"Why didn't you answer me when I called?" Barbara wanted to know, standing there in the door of the rumpus room. She had the afternoon paper with her, the one in which Billy described his friends from Tralfamadore.
"I didn't hear you," said Billy.
The orchestration of the moment was this: Barbara was only twenty-one years old, but she thought her father was senile, even though he was only forty-six--senile because of damage to his brain in the airplane crash. She also thought that she was head of the family, since she had had to manage her mother's funeral, since she had to get a housekeeper for Billy, and all that. Also, Barbara and her husband were having to look after Billy's business interests, which were considerable, since Billy didn't seem to give a damn for business any more. All this responsibility at such an early age made her a bitchy flibbertigibbet. And Billy, meanwhile, was trying to hang onto his dignity, to persuade Barbara and everybody else that he was far from senile, that, on the contrary, he was devoting himself to a calling much higher than mere business.
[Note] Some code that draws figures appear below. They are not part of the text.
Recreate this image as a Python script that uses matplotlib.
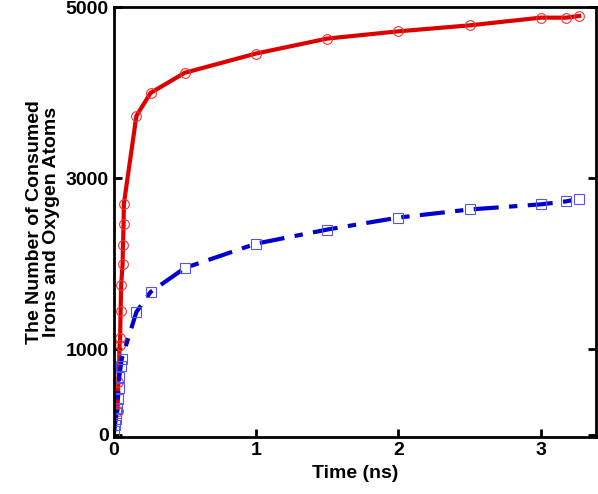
import matplotlib.pyplot as plt

plt.rcParams['font.family'] = ['Liberation Sans', 'DejaVu Sans']

t_fe = [0.028, 0.033, 0.042, 0.046, 0.049, 0.053, 0.063, 0.066, 0.07, 0.072,
        0.16, 0.26, 0.5, 1.0, 1.5, 2.0, 2.5, 3.0, 3.18, 3.27]
n_fe = [280, 620, 1050, 1130, 1450, 1750, 2000, 2220, 2460, 2700,
        3730, 4000, 4235, 4460, 4635, 4720, 4790, 4880, 4880, 4900]
t_o = [0.005, 0.01, 0.015, 0.02, 0.025, 0.03, 0.035, 0.04, 0.05, 0.056,
       0.16, 0.26, 0.5, 1.0, 1.5, 2.0, 2.5, 3.0, 3.18, 3.27]
n_o = [40, 110, 180, 250, 310, 420, 550, 680, 800, 880,
       1435, 1670, 1950, 2235, 2400, 2540, 2635, 2695, 2730, 2760]

fig, ax = plt.subplots(figsize=(5.98, 4.94), dpi=100)
fig.subplots_adjust(left=0.19, right=0.997, top=0.985, bottom=0.115)

ax.plot([0] + t_fe, [450] + n_fe, color='#dd0000', lw=3)
ax.plot(t_fe, n_fe, 'o', mfc='none', mec='#ee3333', ms=7, mew=0.8)
ax.plot([0] + t_o, [0] + n_o, color='#0000cc', lw=3, ls=(0, (6, 2.5, 2, 2.5)))
ax.plot(t_o, n_o, 's', mfc='none', mec='#5555ee', ms=7, mew=0.8)

ax.set_xlim(0, 3.39)
ax.set_ylim(-30, 5000)
ax.set_xticks([0, 1, 2, 3])
ax.set_yticks([0, 1000, 3000, 5000])
for s in ax.spines.values():
    s.set_linewidth(2)
ax.tick_params(direction='in', width=2, length=6, labelsize=14, right=True)
for lab in ax.get_xticklabels() + ax.get_yticklabels():
    lab.set_fontweight('bold')
ax.set_xlabel('Time (ns)', fontsize=14, fontweight='bold')
ax.set_ylabel('The Number of Consumed\nIrons and Oxygen Atoms', fontsize=14,
              fontweight='bold', linespacing=1.0)

fig.savefig('out.png')
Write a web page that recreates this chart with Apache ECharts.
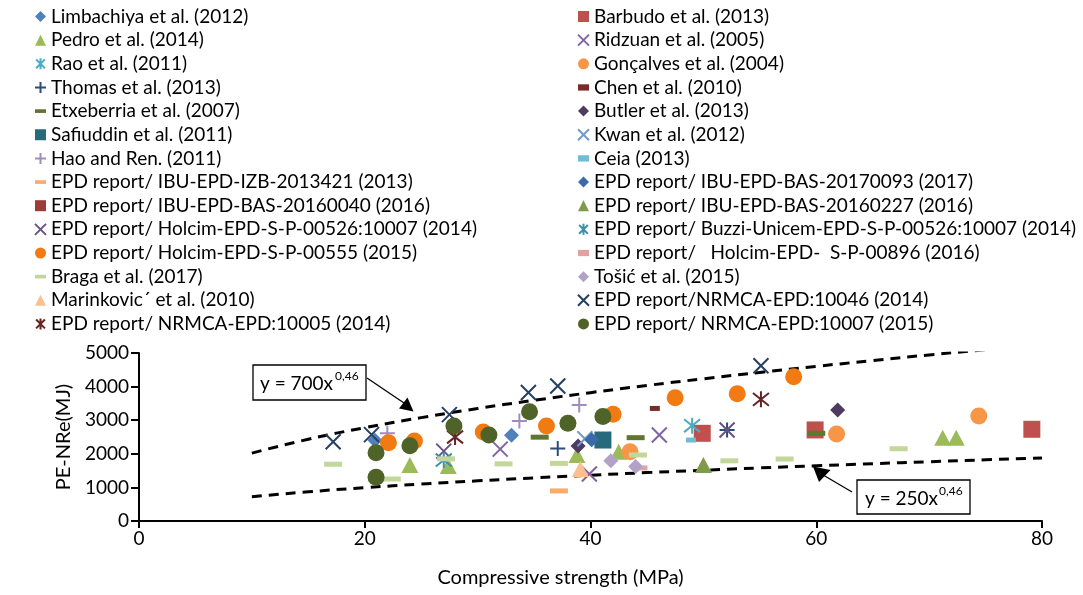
<!DOCTYPE html>
<html>
<head>
<meta charset="utf-8">
<script src="https://cdn.jsdelivr.net/npm/echarts@6/dist/echarts.min.js"></script>
<style>
  html, body { margin: 0; padding: 0; background: #fff; }
  #chart { width: 1083px; height: 595px; }
</style>
</head>
<body>
<div id="chart"></div>
<script>
// legend / stacking order (Excel series order)
var names = [
  'Limbachiya et al. (2012)', 'Barbudo et al. (2013)',
  'Pedro et al. (2014)', 'Ridzuan et al. (2005)',
  'Rao et al. (2011)', 'Gonçalves et al. (2004)',
  'Thomas et al. (2013)', 'Chen et al. (2010)',
  'Etxeberria et al. (2007)', 'Butler et al. (2013)',
  'Safiuddin et al. (2011)', 'Kwan et al. (2012)',
  'Hao and Ren. (2011)', 'Ceia (2013)',
  'EPD report/ IBU-EPD-IZB-2013421 (2013)', 'EPD report/ IBU-EPD-BAS-20170093 (2017)',
  'EPD report/ IBU-EPD-BAS-20160040 (2016)', 'EPD report/ IBU-EPD-BAS-20160227 (2016)',
  'EPD report/ Holcim-EPD-S-P-00526:10007 (2014)', 'EPD report/ Buzzi-Unicem-EPD-S-P-00526:10007 (2014)',
  'EPD report/ Holcim-EPD-S-P-00555 (2015)', 'EPD report/   Holcim-EPD-  S-P-00896 (2016)',
  'Braga et al. (2017)', 'Tošić et al. (2015)',
  'Marinkovic\u00B4 et al. (2010)', 'EPD report/NRMCA-EPD:10046 (2014)',
  'EPD report/ NRMCA-EPD:10005 (2014)', 'EPD report/ NRMCA-EPD:10007 (2015)'
];

// [compressive strength (MPa), PE-NRe (MJ)]
var limbachiya = [[20.9, 2400], [33.0, 2550]];
var barbudo = [[49.9, 2610], [59.9, 2710], [79.1, 2730]];
var pedro = [[24.0, 1670], [27.4, 1640], [38.8, 1965], [42.5, 2060], [71.2, 2480], [72.4, 2480]];
var ridzuan = [[32.0, 2140], [39.9, 1400], [46.1, 2560]];
var rao = [[49.0, 2835]];
var goncalves = [[43.5, 2060], [61.8, 2590], [74.4, 3125]];
var thomas = [[37.1, 2160], [52.1, 2710]];
var chen = [[45.7, 3350]];
var etxeberria = [[35.5, 2495], [44.0, 2480], [60.0, 2610]];
var butler = [[38.9, 2230], [61.9, 3300]];
var safiuddin = [[41.1, 2410]];
var kwan = [[39.5, 2450]];
var haoRen = [[22.0, 2610], [33.7, 2975], [39.0, 3450]];
var ceia = [[48.9, 2410]];
var ibuIzb = [[37.2, 895]];
var ibu20170093 = [[40.1, 2420]];
var ibu20160040 = [];
var ibu20160227 = [[50.0, 1670]];
var holcim00526 = [[27.0, 2080], [52.1, 2710]];
var buzzi = [[27.0, 1815]];
var holcim00555 = [[22.1, 2330], [24.4, 2380], [30.5, 2650], [36.1, 2830], [42.0, 3180], [47.5, 3670], [53.0, 3790], [58.0, 4290]];
var holcim00896 = [[44.6, 1580]];
var braga = [[17.2, 1690], [22.4, 1250], [27.2, 1850], [32.3, 1700], [37.2, 1715], [44.2, 1965], [52.3, 1790], [57.2, 1845], [67.3, 2150]];
var tosic = [[41.8, 1790], [44.0, 1620]];
var marinkovic = [[39.1, 1550]];
var nrmca10046 = [[17.2, 2360], [20.6, 2570], [27.5, 3165], [34.5, 3825], [37.1, 4020], [55.1, 4620]];
var nrmca10005 = [[28.0, 2500], [55.1, 3620]];
var nrmca10007 = [[21.0, 2030], [21.0, 1300], [24.0, 2240], [27.9, 2830], [31.0, 2560], [34.6, 3250], [38.0, 2910], [41.1, 3110]];

var allData = [limbachiya, barbudo, pedro, ridzuan, rao, goncalves, thomas, chen,
  etxeberria, butler, safiuddin, kwan, haoRen, ceia, ibuIzb, ibu20170093,
  ibu20160040, ibu20160227, holcim00526, buzzi, holcim00555, holcim00896,
  braga, tosic, marinkovic, nrmca10046, nrmca10005, nrmca10007];

// bounding curves y = 700x^0.46 and y = 250x^0.46
var curveX = [10, 15, 20, 25, 30, 35, 40, 45, 50, 55, 60, 65, 70, 75, 80];
var upperCurve = [2019, 2433, 2777, 3077, 3347, 3592, 3820, 4033, 4233, 4423, 4603, 4776, 4942, 5100, 5254];
var lowerCurve = [721, 869, 992, 1099, 1195, 1283, 1364, 1440, 1512, 1580, 1644, 1706, 1765, 1822, 1877];

var xTicks = [0, 20, 40, 60, 80];
var yTicks = [0, 1000, 2000, 3000, 4000, 5000];

// marker look per series: [shape, colour]
var looks = [
  ['diamond', '#4F81BD'], ['square', '#C0504D'],
  ['triangle', '#9BBB59'], ['cross', '#8064A2'],
  ['star', '#4BACC6'], ['circle', '#F79646'],
  ['plus', '#2C4D75'], ['short', '#772C2A'],
  ['dash', '#5F7530'], ['diamond', '#4D3B62'],
  ['square', '#276A7C'], ['cross', '#729ACA'],
  ['plus', '#A08CC0'], ['short', '#6FBDD3'],
  ['dash', '#F9AB6B'], ['diamond', '#3A6BA8'],
  ['square', '#9E3A37'], ['triangle', '#7F9A48'],
  ['cross', '#6A5287'], ['star', '#3A93AA'],
  ['circle', '#F27A12'], ['short', '#E0A3A1'],
  ['dash', '#C3D69B'], ['diamond', '#B3A2C7'],
  ['triangle', '#FAC090'], ['cross', '#254061'],
  ['star', '#632523'], ['circle', '#4F6228']
];

var shapes = {
  diamond: { symbol: 'diamond', size: 15, icon: 'diamond' },
  square: { symbol: 'rect', size: 17, icon: 'rect' },
  triangle: { symbol: 'triangle', size: [17, 16], icon: 'triangle' },
  circle: { symbol: 'circle', size: 17, icon: 'circle' },
  cross: { symbol: 'path://M0,0L10,10M10,0L0,10', size: 15, icon: 'path://M0,0L10,10M10,0L0,10', line: true },
  plus: { symbol: 'path://M5,0L5,10M0,5L10,5', size: 15, icon: 'path://M5,0L5,10M0,5L10,5', line: true },
  star: { symbol: 'path://M1,1L9,9M9,1L1,9M5,0L5,10', size: 16, icon: 'path://M1,1L9,9M9,1L1,9M5,0L5,10', line: true },
  dash: { symbol: 'rect', size: [18, 5], icon: 'path://M0,0h12v4h-12z' },
  short: { symbol: 'rect', size: [10, 5], icon: 'path://M0,0h7v4h-7z' }
};

var font = 'Lato';

var series = [];
var legendLeft = [];
var legendRight = [];
for (var i = 0; i < names.length; i++) {
  var sh = shapes[looks[i][0]];
  var col = looks[i][1];
  series.push({
    name: names[i],
    type: 'scatter',
    data: allData[i],
    symbol: sh.symbol,
    symbolSize: sh.size,
    itemStyle: sh.line
      ? { color: col, borderColor: col, borderWidth: 2, opacity: 1 }
      : { color: col, borderWidth: 0, opacity: 1 },
    emphasis: { disabled: true },
    z: 3
  });
  var item = { name: names[i], icon: sh.icon };
  if (i % 2 === 0) legendLeft.push(item); else legendRight.push(item);
}

function pairs(xs, ys) {
  var out = [];
  for (var k = 0; k < xs.length; k++) out.push([xs[k], ys[k]]);
  return out;
}

var curveStyle = { color: '#000', width: 3, type: [10, 7] };
series.push({
  type: 'line', data: pairs(curveX, upperCurve), smooth: true, symbol: 'none',
  lineStyle: curveStyle, silent: true, clip: true, z: 1
});
series.push({
  type: 'line', data: pairs(curveX, lowerCurve), smooth: true, symbol: 'none',
  lineStyle: curveStyle, silent: true, clip: true, z: 1
});

var legendText = { fontFamily: font, fontSize: 19, color: '#000', lineHeight: 18 };
function makeLegend(left, data) {
  return {
    orient: 'vertical', left: left, top: 7, itemWidth: 11, itemHeight: 11,
    itemGap: 4.65, padding: 0, data: data, textStyle: legendText,
    selectedMode: false, inactiveColor: '#000'
  };
}

var chart = echarts.init(document.getElementById('chart'));
chart.setOption({
  animation: false,
  backgroundColor: '#fff',
  legend: [makeLegend(34, legendLeft), makeLegend(577, legendRight)],
  grid: { left: 139, right: 41, top: 353, bottom: 74, outerBoundsMode: 'none' },
  xAxis: {
    type: 'value', min: xTicks[0], max: xTicks[xTicks.length - 1], interval: 20,
    name: 'Compressive strength (MPa)', nameLocation: 'middle', nameGap: 47,
    nameTextStyle: { fontFamily: font, fontSize: 20, color: '#000', padding: [0, 60, 0, 0] },
    axisLine: { lineStyle: { color: '#000', width: 2 } },
    axisTick: { show: true, length: 7, inside: false, lineStyle: { color: '#000', width: 2 } },
    axisLabel: { fontFamily: font, fontSize: 19, color: '#000', margin: 8 },
    splitLine: { show: false }
  },
  yAxis: {
    type: 'value', min: yTicks[0], max: yTicks[yTicks.length - 1], interval: 1000,
    name: 'PE-NRe(MJ)', nameLocation: 'middle', nameGap: 64, nameRotate: 90,
    nameTextStyle: { fontFamily: font, fontSize: 20, color: '#000' },
    axisLine: { show: true, lineStyle: { color: '#000', width: 2 } },
    axisTick: { show: true, length: 8, inside: false, lineStyle: { color: '#000', width: 2 } },
    axisLabel: {
      fontFamily: font, fontSize: 19, color: '#000', margin: 10,
      formatter: function (v) { return String(v); }
    },
    splitLine: { show: false }
  },
  graphic: [
    { type: 'line', shape: { x1: 367, y1: 378, x2: 404, y2: 403 }, style: { stroke: '#000', lineWidth: 1.3 }, z: 10 },
    { type: 'polygon', shape: { points: [[413.5, 411.5], [399, 408.5], [407.5, 397.5]] }, style: { fill: '#000' }, z: 10 },
    { type: 'rect', shape: { x: 253, y: 365, width: 113, height: 35 }, style: { fill: '#fff', stroke: '#000', lineWidth: 1.3 }, z: 10 },
    { type: 'text', x: 260, y: 384, style: { text: 'y = 700x', fontFamily: font, fontSize: 19, fill: '#000', verticalAlign: 'middle' }, z: 11 },
    { type: 'text', x: 335, y: 376, style: { text: '0,46', fontFamily: font, fontSize: 12, fill: '#000', verticalAlign: 'middle' }, z: 11 },

    { type: 'line', shape: { x1: 852, y1: 492, x2: 824, y2: 475.5 }, style: { stroke: '#000', lineWidth: 1.3 }, z: 10 },
    { type: 'polygon', shape: { points: [[813, 466.5], [819, 482], [830.5, 470]] }, style: { fill: '#000' }, z: 10 },
    { type: 'rect', shape: { x: 857, y: 480, width: 113, height: 34 }, style: { fill: '#fff', stroke: '#000', lineWidth: 1.3 }, z: 10 },
    { type: 'text', x: 865, y: 499, style: { text: 'y = 250x', fontFamily: font, fontSize: 19, fill: '#000', verticalAlign: 'middle' }, z: 11 },
    { type: 'text', x: 939, y: 491, style: { text: '0,46', fontFamily: font, fontSize: 12, fill: '#000', verticalAlign: 'middle' }, z: 11 }
  ],
  series: series
});
</script>
</body>
</html>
He was doing nothing less now, he thought, than prescribing corrective lenses for Earthling souls. So many of those souls were lost and wretched. Billy believed, because they could not see as well as his little green friends on Tralfamadore.
A higher calling. That's what Billy Pilgrim believes that he has. His job is to open people's eyes. Life on other planets. He's a prophet of sorts. In his professional life, he corrected vision problems. Now, after a series of personal tragedies, he has made it his crusade to make the world understand the secrets of time and, concurrently, happiness.
I hear people talk about their "calling" all the time, from pastors to priests to teachers to nurses. It's an undeniable urge, usually to better the world in some way. I work in a medical office. Just sort of fell into that job, and I enjoy helping the patients. But it's not my calling. I teach college English. I love opening students' minds to new ideas. That sort of sounds like a calling. I'm a church musician. Enjoy it a great deal. It's a way to crack open people's hearts and souls. I suppose that's sort of a calling, as well. And, of course, I'm a poet and writer. That, I think, is my true calling.
Blog posts, my poetry and essays and stories, public readings--all of these things really fill me up, energize my mind and spirit. I think that's what a calling does. It doesn't empty the "called" out. It fills him/her up. I don't know if my writing has changed anything. I send words out into the world, like putting a note in a bottle and throwing the bottle into the sea. I don't know ever know where that bottle lands or if my note makes a difference.
But this, I believe, is my true calling. Writing. Chipping away at the injustices of the collective universe one syllable at a time.
Today, Saint Marty is grateful for words.